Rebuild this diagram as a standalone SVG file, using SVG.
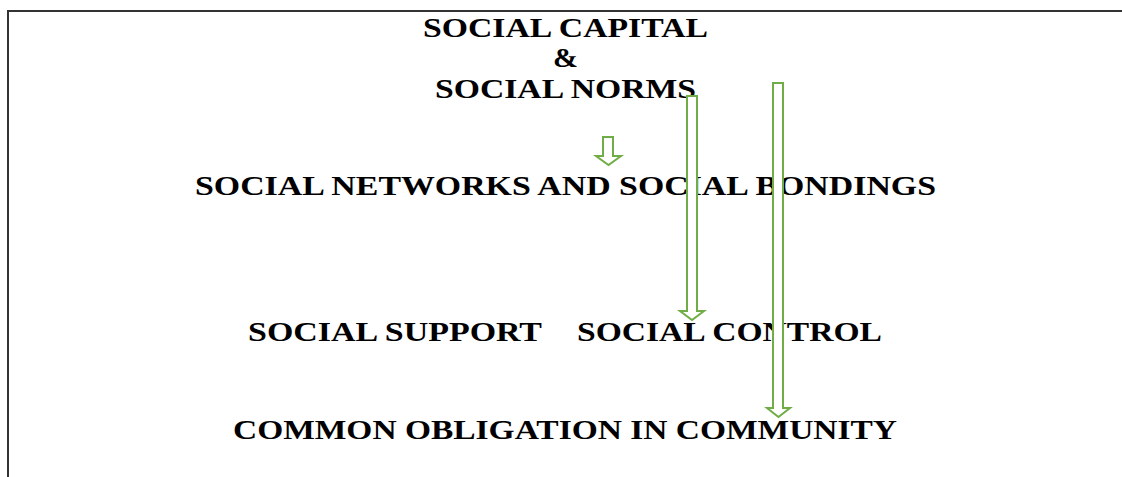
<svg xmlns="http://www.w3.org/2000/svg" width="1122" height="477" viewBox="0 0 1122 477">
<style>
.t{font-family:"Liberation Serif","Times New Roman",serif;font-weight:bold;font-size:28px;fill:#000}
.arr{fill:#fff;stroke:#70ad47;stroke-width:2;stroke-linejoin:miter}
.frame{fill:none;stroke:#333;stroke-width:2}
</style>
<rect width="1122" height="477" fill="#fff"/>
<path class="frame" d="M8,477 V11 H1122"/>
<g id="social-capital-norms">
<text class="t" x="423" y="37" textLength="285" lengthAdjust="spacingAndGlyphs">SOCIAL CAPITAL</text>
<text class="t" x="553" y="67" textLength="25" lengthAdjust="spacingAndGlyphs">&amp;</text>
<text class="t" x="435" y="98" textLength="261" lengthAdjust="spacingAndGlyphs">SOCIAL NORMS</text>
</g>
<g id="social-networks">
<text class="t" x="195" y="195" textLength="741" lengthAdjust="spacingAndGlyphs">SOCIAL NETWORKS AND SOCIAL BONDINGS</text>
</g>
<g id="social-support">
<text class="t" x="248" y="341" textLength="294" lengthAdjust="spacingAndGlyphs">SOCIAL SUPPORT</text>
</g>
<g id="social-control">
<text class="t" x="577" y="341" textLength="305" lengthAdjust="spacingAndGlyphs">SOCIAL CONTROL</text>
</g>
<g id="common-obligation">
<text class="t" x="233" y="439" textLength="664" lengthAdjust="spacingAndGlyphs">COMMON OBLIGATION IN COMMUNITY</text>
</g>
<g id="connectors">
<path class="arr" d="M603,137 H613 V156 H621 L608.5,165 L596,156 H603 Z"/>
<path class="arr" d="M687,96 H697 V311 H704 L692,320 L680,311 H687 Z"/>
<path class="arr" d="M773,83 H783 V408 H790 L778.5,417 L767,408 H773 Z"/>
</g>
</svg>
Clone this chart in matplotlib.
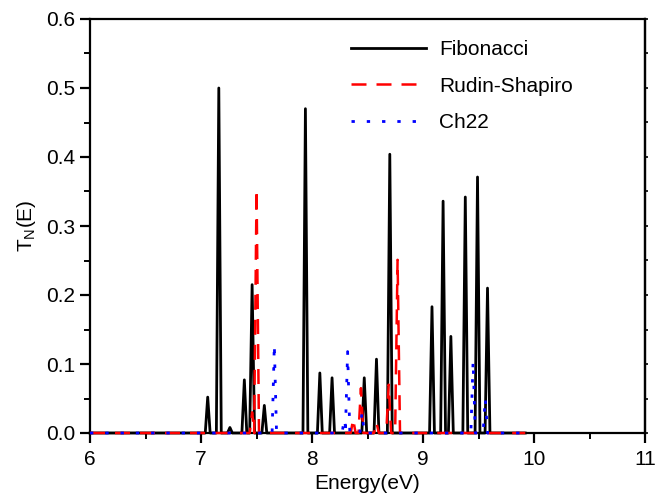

◆ **Exercise**: Repeat all of the entries word for word, but omit the pictures.

◆ **Final result**:
Rebuild this diagram as a standalone SVG file, using SVG.
<svg xmlns="http://www.w3.org/2000/svg" width="1122" height="477" viewBox="0 0 1122 477">
<style>
.t{font-family:"Liberation Serif","Times New Roman",serif;font-weight:bold;font-size:28px;fill:#000}
.arr{fill:#fff;stroke:#70ad47;stroke-width:2;stroke-linejoin:miter}
.frame{fill:none;stroke:#333;stroke-width:2}
</style>
<rect width="1122" height="477" fill="#fff"/>
<path class="frame" d="M8,477 V11 H1122"/>
<g id="social-capital-norms">
<text class="t" x="423" y="37" textLength="285" lengthAdjust="spacingAndGlyphs">SOCIAL CAPITAL</text>
<text class="t" x="553" y="67" textLength="25" lengthAdjust="spacingAndGlyphs">&amp;</text>
<text class="t" x="435" y="98" textLength="261" lengthAdjust="spacingAndGlyphs">SOCIAL NORMS</text>
</g>
<g id="social-networks">
<text class="t" x="195" y="195" textLength="741" lengthAdjust="spacingAndGlyphs">SOCIAL NETWORKS AND SOCIAL BONDINGS</text>
</g>
<g id="social-support">
<text class="t" x="248" y="341" textLength="294" lengthAdjust="spacingAndGlyphs">SOCIAL SUPPORT</text>
</g>
<g id="social-control">
<text class="t" x="577" y="341" textLength="305" lengthAdjust="spacingAndGlyphs">SOCIAL CONTROL</text>
</g>
<g id="common-obligation">
<text class="t" x="233" y="439" textLength="664" lengthAdjust="spacingAndGlyphs">COMMON OBLIGATION IN COMMUNITY</text>
</g>
<g id="connectors">
<path class="arr" d="M603,137 H613 V156 H621 L608.5,165 L596,156 H603 Z"/>
<path class="arr" d="M687,96 H697 V311 H704 L692,320 L680,311 H687 Z"/>
<path class="arr" d="M773,83 H783 V408 H790 L778.5,417 L767,408 H773 Z"/>
</g>
</svg>
Clone this chart in matplotlib.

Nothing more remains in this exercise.